PROBLEM STATEMENT:
Word for word, give the material below again, minus any images.

DATA BLOCK:
=-=-=-=-=

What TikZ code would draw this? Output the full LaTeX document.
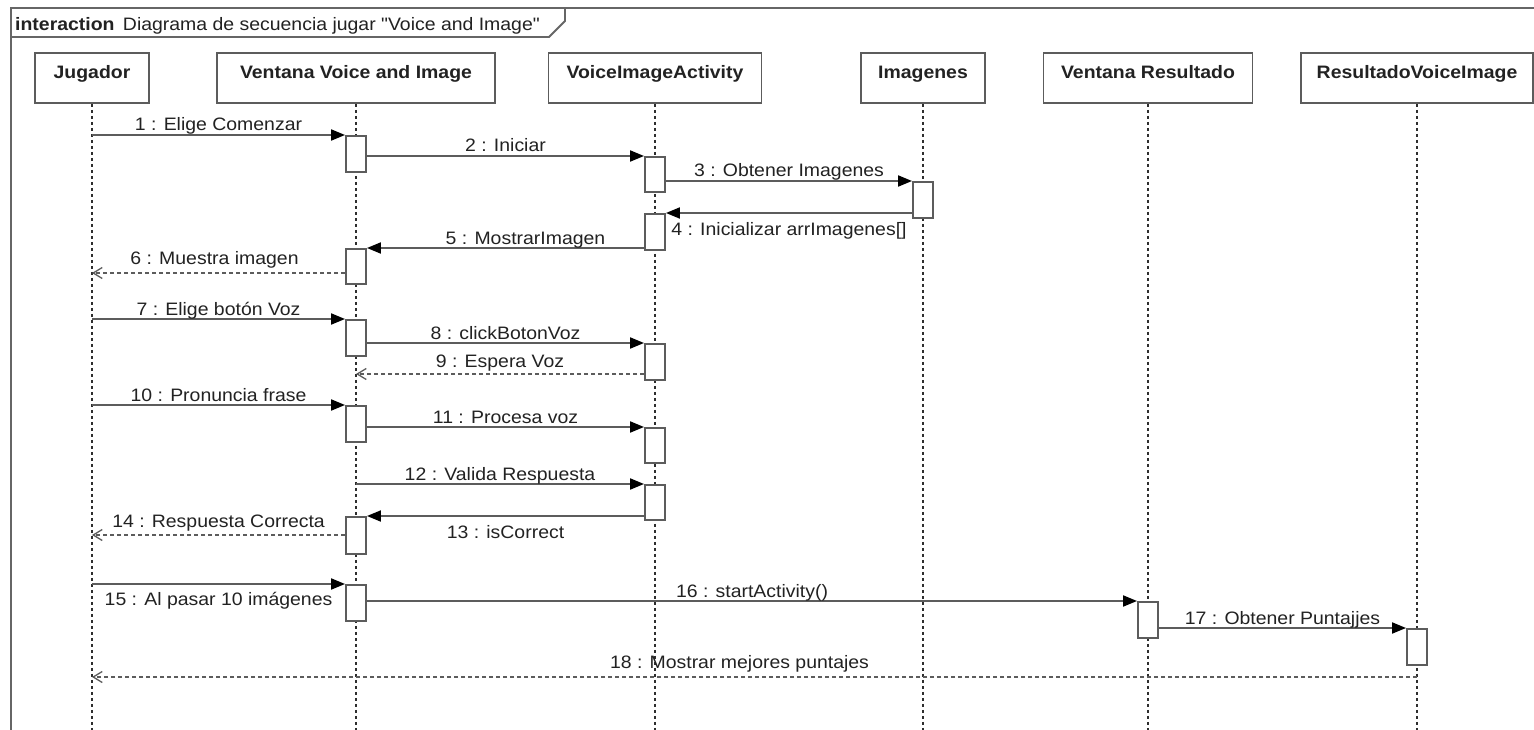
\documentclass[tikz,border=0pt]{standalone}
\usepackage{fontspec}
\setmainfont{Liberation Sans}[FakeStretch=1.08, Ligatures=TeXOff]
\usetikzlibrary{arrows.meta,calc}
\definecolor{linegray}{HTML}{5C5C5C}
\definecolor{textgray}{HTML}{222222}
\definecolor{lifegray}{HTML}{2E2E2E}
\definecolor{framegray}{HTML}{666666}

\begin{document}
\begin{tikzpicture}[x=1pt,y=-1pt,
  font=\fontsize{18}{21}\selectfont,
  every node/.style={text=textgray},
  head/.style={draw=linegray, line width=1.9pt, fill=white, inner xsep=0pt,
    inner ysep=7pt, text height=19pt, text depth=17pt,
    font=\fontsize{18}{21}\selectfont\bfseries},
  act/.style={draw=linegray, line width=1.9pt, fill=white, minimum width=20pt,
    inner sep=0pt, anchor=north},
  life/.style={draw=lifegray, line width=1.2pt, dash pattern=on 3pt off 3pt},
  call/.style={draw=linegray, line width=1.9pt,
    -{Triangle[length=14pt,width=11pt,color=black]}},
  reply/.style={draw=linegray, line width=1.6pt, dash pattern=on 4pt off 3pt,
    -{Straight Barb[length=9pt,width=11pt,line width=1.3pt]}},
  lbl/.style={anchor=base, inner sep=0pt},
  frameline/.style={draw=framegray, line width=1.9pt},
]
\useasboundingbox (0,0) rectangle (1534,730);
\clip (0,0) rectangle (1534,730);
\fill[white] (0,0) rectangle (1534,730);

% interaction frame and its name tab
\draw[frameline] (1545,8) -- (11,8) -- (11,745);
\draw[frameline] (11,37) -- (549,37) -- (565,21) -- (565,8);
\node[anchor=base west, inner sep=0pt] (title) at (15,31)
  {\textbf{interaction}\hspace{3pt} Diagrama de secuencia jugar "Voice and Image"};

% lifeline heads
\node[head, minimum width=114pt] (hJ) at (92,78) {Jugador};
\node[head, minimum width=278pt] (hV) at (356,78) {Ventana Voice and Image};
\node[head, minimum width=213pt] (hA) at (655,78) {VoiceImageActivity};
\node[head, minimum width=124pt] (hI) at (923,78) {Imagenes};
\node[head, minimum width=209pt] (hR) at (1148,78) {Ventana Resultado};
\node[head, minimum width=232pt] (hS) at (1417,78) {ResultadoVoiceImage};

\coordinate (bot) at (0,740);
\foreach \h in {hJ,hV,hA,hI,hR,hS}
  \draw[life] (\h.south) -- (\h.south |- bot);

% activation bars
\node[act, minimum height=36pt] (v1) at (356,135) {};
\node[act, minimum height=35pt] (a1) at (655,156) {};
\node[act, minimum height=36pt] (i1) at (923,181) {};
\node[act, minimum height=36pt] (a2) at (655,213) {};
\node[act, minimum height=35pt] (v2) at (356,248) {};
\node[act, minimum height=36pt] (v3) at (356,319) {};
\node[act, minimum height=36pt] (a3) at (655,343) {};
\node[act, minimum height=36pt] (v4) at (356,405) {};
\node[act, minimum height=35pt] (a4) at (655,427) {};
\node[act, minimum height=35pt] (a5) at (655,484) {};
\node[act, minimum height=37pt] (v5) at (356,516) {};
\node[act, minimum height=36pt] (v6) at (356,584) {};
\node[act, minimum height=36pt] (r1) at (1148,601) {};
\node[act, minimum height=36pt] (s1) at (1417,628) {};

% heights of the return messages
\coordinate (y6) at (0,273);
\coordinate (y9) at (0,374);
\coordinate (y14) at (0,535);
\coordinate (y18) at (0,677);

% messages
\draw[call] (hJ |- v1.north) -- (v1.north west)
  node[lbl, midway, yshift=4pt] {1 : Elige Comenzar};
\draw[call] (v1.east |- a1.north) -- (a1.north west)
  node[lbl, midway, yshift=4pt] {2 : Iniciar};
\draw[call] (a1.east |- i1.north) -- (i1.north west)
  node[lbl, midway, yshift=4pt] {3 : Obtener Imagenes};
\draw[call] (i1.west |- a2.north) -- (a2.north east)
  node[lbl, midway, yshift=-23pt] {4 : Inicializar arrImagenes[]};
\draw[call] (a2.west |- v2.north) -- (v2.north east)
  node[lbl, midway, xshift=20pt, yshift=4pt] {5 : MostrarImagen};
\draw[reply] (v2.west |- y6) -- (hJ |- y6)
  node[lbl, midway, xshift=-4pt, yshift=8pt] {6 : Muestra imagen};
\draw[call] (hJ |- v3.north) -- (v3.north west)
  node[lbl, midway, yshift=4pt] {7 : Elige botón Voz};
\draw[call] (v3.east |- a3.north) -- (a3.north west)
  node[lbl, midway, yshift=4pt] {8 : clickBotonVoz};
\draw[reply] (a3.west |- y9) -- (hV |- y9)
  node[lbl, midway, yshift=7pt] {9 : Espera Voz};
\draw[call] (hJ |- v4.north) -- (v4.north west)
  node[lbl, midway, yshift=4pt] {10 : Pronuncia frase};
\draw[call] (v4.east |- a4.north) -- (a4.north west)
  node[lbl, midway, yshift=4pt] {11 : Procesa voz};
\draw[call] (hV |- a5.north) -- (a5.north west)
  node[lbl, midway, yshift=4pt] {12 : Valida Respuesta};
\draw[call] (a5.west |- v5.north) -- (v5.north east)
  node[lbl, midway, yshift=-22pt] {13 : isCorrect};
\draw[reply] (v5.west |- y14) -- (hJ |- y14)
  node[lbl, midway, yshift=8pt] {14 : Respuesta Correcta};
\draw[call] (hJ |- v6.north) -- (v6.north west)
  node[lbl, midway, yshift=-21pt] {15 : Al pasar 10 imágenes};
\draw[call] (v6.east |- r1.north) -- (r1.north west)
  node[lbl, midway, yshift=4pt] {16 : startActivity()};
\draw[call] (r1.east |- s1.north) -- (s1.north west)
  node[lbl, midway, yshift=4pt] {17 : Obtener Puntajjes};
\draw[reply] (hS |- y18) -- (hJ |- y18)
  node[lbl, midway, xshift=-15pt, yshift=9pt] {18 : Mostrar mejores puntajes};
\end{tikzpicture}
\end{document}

=-=-=-=-=

ANSWER BELOW:
What TikZ code would draw this? Output the full LaTeX document.
\documentclass[tikz,border=0pt]{standalone}
\usepackage{fontspec}
\setmainfont{Liberation Sans}[FakeStretch=1.08, Ligatures=TeXOff]
\usetikzlibrary{arrows.meta,calc}
\definecolor{linegray}{HTML}{5C5C5C}
\definecolor{textgray}{HTML}{222222}
\definecolor{lifegray}{HTML}{2E2E2E}
\definecolor{framegray}{HTML}{666666}

\begin{document}
\begin{tikzpicture}[x=1pt,y=-1pt,
  font=\fontsize{18}{21}\selectfont,
  every node/.style={text=textgray},
  head/.style={draw=linegray, line width=1.9pt, fill=white, inner xsep=0pt,
    inner ysep=7pt, text height=19pt, text depth=17pt,
    font=\fontsize{18}{21}\selectfont\bfseries},
  act/.style={draw=linegray, line width=1.9pt, fill=white, minimum width=20pt,
    inner sep=0pt, anchor=north},
  life/.style={draw=lifegray, line width=1.2pt, dash pattern=on 3pt off 3pt},
  call/.style={draw=linegray, line width=1.9pt,
    -{Triangle[length=14pt,width=11pt,color=black]}},
  reply/.style={draw=linegray, line width=1.6pt, dash pattern=on 4pt off 3pt,
    -{Straight Barb[length=9pt,width=11pt,line width=1.3pt]}},
  lbl/.style={anchor=base, inner sep=0pt},
  frameline/.style={draw=framegray, line width=1.9pt},
]
\useasboundingbox (0,0) rectangle (1534,730);
\clip (0,0) rectangle (1534,730);
\fill[white] (0,0) rectangle (1534,730);

% interaction frame and its name tab
\draw[frameline] (1545,8) -- (11,8) -- (11,745);
\draw[frameline] (11,37) -- (549,37) -- (565,21) -- (565,8);
\node[anchor=base west, inner sep=0pt] (title) at (15,31)
  {\textbf{interaction}\hspace{3pt} Diagrama de secuencia jugar "Voice and Image"};

% lifeline heads
\node[head, minimum width=114pt] (hJ) at (92,78) {Jugador};
\node[head, minimum width=278pt] (hV) at (356,78) {Ventana Voice and Image};
\node[head, minimum width=213pt] (hA) at (655,78) {VoiceImageActivity};
\node[head, minimum width=124pt] (hI) at (923,78) {Imagenes};
\node[head, minimum width=209pt] (hR) at (1148,78) {Ventana Resultado};
\node[head, minimum width=232pt] (hS) at (1417,78) {ResultadoVoiceImage};

\coordinate (bot) at (0,740);
\foreach \h in {hJ,hV,hA,hI,hR,hS}
  \draw[life] (\h.south) -- (\h.south |- bot);

% activation bars
\node[act, minimum height=36pt] (v1) at (356,135) {};
\node[act, minimum height=35pt] (a1) at (655,156) {};
\node[act, minimum height=36pt] (i1) at (923,181) {};
\node[act, minimum height=36pt] (a2) at (655,213) {};
\node[act, minimum height=35pt] (v2) at (356,248) {};
\node[act, minimum height=36pt] (v3) at (356,319) {};
\node[act, minimum height=36pt] (a3) at (655,343) {};
\node[act, minimum height=36pt] (v4) at (356,405) {};
\node[act, minimum height=35pt] (a4) at (655,427) {};
\node[act, minimum height=35pt] (a5) at (655,484) {};
\node[act, minimum height=37pt] (v5) at (356,516) {};
\node[act, minimum height=36pt] (v6) at (356,584) {};
\node[act, minimum height=36pt] (r1) at (1148,601) {};
\node[act, minimum height=36pt] (s1) at (1417,628) {};

% heights of the return messages
\coordinate (y6) at (0,273);
\coordinate (y9) at (0,374);
\coordinate (y14) at (0,535);
\coordinate (y18) at (0,677);

% messages
\draw[call] (hJ |- v1.north) -- (v1.north west)
  node[lbl, midway, yshift=4pt] {1 : Elige Comenzar};
\draw[call] (v1.east |- a1.north) -- (a1.north west)
  node[lbl, midway, yshift=4pt] {2 : Iniciar};
\draw[call] (a1.east |- i1.north) -- (i1.north west)
  node[lbl, midway, yshift=4pt] {3 : Obtener Imagenes};
\draw[call] (i1.west |- a2.north) -- (a2.north east)
  node[lbl, midway, yshift=-23pt] {4 : Inicializar arrImagenes[]};
\draw[call] (a2.west |- v2.north) -- (v2.north east)
  node[lbl, midway, xshift=20pt, yshift=4pt] {5 : MostrarImagen};
\draw[reply] (v2.west |- y6) -- (hJ |- y6)
  node[lbl, midway, xshift=-4pt, yshift=8pt] {6 : Muestra imagen};
\draw[call] (hJ |- v3.north) -- (v3.north west)
  node[lbl, midway, yshift=4pt] {7 : Elige botón Voz};
\draw[call] (v3.east |- a3.north) -- (a3.north west)
  node[lbl, midway, yshift=4pt] {8 : clickBotonVoz};
\draw[reply] (a3.west |- y9) -- (hV |- y9)
  node[lbl, midway, yshift=7pt] {9 : Espera Voz};
\draw[call] (hJ |- v4.north) -- (v4.north west)
  node[lbl, midway, yshift=4pt] {10 : Pronuncia frase};
\draw[call] (v4.east |- a4.north) -- (a4.north west)
  node[lbl, midway, yshift=4pt] {11 : Procesa voz};
\draw[call] (hV |- a5.north) -- (a5.north west)
  node[lbl, midway, yshift=4pt] {12 : Valida Respuesta};
\draw[call] (a5.west |- v5.north) -- (v5.north east)
  node[lbl, midway, yshift=-22pt] {13 : isCorrect};
\draw[reply] (v5.west |- y14) -- (hJ |- y14)
  node[lbl, midway, yshift=8pt] {14 : Respuesta Correcta};
\draw[call] (hJ |- v6.north) -- (v6.north west)
  node[lbl, midway, yshift=-21pt] {15 : Al pasar 10 imágenes};
\draw[call] (v6.east |- r1.north) -- (r1.north west)
  node[lbl, midway, yshift=4pt] {16 : startActivity()};
\draw[call] (r1.east |- s1.north) -- (s1.north west)
  node[lbl, midway, yshift=4pt] {17 : Obtener Puntajjes};
\draw[reply] (hS |- y18) -- (hJ |- y18)
  node[lbl, midway, xshift=-15pt, yshift=9pt] {18 : Mostrar mejores puntajes};
\end{tikzpicture}
\end{document}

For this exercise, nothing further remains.